Prevailing interest rates have been generally falling since the early 1980s. Figure 2 shows this decline since 2002, as proxied by the yield on constant-maturity 10-year U.S. Treasury notes (the blue line), and its effect on the portfolio yield for the P/C insurance industry over the last two decades (the gold bars).
Figure 2
P/C insurers invest mainly in bonds, but not just U.S. Treasury securities. They also invest in corporate and municipal bonds, both of which generally yield higher rates than U.S. Treasury bonds because they are riskier. Yields on corporate and municipal bonds will likely loosely track Treasury yields.
P/C insurers also receive investment income from dividends on common and preferred stock they hold.
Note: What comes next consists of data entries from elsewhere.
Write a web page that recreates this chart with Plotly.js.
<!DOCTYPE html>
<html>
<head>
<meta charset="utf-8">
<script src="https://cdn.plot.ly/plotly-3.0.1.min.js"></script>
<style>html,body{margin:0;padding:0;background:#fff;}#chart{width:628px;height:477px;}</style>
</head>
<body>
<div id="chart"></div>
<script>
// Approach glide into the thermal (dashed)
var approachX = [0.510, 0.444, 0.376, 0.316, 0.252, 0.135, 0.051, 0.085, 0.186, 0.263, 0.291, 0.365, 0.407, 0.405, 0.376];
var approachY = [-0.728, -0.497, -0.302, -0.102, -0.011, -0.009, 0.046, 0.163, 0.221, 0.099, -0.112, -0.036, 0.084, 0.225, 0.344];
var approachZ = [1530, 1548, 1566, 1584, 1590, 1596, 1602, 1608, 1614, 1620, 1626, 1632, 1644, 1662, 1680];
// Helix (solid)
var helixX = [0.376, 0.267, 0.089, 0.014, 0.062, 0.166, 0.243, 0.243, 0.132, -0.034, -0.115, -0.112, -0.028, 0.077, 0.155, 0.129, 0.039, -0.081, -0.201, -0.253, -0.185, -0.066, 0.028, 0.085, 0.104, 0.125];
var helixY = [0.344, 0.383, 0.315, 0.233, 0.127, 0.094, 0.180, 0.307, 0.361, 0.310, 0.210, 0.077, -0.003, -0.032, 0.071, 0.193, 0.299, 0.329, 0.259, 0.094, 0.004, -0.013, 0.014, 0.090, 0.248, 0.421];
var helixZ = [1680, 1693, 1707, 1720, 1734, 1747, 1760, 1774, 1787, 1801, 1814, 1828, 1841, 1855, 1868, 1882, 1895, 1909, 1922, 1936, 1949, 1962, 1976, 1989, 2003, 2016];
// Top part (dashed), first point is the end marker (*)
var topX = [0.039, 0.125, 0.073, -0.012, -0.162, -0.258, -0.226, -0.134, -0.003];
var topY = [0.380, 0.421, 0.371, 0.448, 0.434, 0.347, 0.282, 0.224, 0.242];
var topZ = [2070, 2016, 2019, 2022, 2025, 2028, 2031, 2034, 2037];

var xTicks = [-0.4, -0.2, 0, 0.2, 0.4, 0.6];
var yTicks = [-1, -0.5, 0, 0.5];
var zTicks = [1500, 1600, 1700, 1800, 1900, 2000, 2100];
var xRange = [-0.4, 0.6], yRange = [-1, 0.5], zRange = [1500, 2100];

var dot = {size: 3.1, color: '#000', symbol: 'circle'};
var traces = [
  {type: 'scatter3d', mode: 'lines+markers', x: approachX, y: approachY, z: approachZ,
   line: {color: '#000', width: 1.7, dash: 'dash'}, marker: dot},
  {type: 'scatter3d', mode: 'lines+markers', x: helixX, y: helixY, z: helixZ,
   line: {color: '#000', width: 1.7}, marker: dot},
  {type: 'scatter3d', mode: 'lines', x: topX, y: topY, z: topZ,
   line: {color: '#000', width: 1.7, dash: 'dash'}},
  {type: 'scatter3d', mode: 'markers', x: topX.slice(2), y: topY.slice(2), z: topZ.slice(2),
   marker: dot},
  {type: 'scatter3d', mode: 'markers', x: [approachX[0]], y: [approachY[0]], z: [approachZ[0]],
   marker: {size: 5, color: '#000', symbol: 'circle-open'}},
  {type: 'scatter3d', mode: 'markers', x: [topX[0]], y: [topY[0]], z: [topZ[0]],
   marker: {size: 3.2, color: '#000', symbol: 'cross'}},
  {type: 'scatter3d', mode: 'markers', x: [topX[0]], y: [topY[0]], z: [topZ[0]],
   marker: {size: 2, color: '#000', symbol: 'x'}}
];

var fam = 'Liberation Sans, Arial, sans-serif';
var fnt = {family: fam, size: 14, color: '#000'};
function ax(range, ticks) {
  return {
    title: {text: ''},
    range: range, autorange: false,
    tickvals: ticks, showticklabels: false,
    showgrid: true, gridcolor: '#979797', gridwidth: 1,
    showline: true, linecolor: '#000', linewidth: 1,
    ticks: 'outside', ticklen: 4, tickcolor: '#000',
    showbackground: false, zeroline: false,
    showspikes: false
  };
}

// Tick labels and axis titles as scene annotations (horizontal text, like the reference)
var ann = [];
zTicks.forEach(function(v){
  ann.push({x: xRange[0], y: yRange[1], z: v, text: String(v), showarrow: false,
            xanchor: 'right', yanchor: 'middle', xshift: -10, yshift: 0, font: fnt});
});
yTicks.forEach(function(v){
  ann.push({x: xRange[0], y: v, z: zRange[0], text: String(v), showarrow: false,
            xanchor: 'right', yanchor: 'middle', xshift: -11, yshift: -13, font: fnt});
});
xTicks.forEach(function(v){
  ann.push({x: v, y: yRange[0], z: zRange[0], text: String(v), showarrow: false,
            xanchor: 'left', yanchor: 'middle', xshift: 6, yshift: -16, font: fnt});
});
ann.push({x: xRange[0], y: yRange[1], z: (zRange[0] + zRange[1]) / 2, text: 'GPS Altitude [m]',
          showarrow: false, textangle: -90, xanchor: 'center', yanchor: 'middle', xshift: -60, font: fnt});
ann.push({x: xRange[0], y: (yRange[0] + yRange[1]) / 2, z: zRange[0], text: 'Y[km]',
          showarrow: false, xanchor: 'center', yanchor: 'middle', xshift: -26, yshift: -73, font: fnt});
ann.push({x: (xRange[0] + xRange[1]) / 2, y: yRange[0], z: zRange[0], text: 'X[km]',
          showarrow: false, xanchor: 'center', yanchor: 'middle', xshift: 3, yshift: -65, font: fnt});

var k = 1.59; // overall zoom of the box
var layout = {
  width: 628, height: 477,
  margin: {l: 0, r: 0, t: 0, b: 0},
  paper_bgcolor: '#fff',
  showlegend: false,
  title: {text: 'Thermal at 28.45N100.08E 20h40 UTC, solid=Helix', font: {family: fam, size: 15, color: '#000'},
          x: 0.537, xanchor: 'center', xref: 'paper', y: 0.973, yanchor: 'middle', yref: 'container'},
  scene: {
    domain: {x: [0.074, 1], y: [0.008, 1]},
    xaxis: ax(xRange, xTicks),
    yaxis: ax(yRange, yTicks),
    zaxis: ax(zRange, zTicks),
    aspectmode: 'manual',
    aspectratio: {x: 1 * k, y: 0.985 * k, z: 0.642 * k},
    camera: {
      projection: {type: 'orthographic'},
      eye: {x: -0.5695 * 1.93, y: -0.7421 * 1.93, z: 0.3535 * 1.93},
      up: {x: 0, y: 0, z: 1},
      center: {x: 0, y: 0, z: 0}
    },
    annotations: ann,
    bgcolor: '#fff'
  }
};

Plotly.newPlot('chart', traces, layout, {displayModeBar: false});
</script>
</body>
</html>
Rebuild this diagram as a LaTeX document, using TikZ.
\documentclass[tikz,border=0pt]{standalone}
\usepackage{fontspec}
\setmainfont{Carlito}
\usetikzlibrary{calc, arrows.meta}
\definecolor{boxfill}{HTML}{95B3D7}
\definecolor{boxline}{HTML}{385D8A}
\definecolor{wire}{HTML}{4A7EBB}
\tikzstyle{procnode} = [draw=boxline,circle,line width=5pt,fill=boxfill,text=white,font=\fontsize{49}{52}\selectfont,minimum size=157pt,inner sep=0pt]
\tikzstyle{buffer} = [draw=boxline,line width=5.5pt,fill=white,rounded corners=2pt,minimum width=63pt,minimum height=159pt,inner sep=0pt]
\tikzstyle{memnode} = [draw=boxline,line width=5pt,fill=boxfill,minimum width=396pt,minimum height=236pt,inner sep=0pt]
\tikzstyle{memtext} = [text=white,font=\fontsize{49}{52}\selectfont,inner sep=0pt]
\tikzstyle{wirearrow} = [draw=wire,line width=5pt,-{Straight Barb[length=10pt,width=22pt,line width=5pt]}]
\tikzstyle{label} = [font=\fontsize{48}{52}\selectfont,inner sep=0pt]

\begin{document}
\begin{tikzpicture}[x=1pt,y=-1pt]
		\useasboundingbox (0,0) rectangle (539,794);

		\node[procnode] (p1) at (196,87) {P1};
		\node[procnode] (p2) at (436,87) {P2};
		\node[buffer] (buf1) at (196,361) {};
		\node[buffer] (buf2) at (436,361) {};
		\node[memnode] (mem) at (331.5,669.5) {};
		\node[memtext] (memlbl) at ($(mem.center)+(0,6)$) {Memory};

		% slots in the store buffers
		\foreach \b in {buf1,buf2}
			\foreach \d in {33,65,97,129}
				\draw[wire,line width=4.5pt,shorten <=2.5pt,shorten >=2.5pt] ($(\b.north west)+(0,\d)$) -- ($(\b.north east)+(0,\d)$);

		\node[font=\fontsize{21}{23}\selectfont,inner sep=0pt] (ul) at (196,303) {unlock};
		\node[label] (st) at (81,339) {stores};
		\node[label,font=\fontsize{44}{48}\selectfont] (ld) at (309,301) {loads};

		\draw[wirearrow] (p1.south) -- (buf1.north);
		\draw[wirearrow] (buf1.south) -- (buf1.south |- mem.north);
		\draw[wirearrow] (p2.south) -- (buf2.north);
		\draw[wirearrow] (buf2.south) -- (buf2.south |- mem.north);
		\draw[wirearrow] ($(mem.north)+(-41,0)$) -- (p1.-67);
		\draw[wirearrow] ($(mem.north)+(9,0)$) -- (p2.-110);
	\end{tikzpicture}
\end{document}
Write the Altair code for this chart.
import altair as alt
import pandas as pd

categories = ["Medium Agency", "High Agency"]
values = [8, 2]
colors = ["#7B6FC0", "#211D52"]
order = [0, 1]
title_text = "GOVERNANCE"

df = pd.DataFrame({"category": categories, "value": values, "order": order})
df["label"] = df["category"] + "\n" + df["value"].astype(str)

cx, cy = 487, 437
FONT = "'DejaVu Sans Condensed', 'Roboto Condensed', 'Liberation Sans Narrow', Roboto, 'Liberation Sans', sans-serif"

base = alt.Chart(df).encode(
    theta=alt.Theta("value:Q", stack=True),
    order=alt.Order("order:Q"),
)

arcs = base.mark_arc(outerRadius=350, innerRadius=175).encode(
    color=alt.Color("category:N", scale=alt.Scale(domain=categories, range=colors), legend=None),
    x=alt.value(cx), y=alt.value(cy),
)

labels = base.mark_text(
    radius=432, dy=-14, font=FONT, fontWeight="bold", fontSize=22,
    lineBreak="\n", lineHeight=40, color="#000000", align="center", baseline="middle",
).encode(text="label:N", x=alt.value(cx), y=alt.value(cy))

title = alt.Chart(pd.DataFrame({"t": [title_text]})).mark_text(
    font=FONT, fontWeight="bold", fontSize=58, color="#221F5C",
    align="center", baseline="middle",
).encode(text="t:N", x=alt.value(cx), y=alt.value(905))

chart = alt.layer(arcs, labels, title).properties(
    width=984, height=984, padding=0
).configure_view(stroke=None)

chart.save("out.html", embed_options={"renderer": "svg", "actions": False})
These dividends are likely to be affected by corporate profits, which might be depressed for at least as long as the current recession lasts.
A shift to shorter maturities?
How will the insurers respond to these persistent conditions? If recent behavior is any guide, they are likely to shift to shorter-maturity bonds to retain the flexibility to switch back to longer-term, higher-yielding investments when rates eventually rise again. Figure 3 shows this pattern of shortening maturities during the years since 2009 as prevailing rates fell. From 2009 to 2019, the percent of bonds with one-to-five-year maturities rose from 36% to 41%, but those with 10 or more years of maturity fell from 19% to 11%.
Figure 3
What’s notable about this strategy is that – since shorter-term bonds yield less than longer-term bonds – the shift results in an even lower portfolio yield than the industry would have achieved if maturities were unchanged over this time span. It sacrifices near-term opportunities for the flexibility to eventually seize longer-term gains.
If the insurers continue this strategy, the shift to shorter-term bonds, combined with continued low interest rates, could lead to a scenario over the next five years that looks like Figure 4, which includes 2015-2019 yields for historical context.
Figure 4
Of course, future portfolio yields might be different from this scenario. For example, insurers might realize significant capital gains or losses. The portfolio yield in 2012, for example, was nearly two percentage points above the U.S. Treasury 10-year yield that year due to realized capital gains.
On the other hand, if interest rates rise, low-yielding bonds that are available for sale would suffer unrealized capital losses, which would be a direct reduction in policyholder’s surplus.
In a typical year the industry posts capital gains of $5 billion to $10 billion, but any number outside this range would affect the portfolio yield for that year. Capital losses also could result from investments affected by bankruptcies or other business setbacks caused by the recession. Impaired bonds would have to be accounted for on the balance sheet.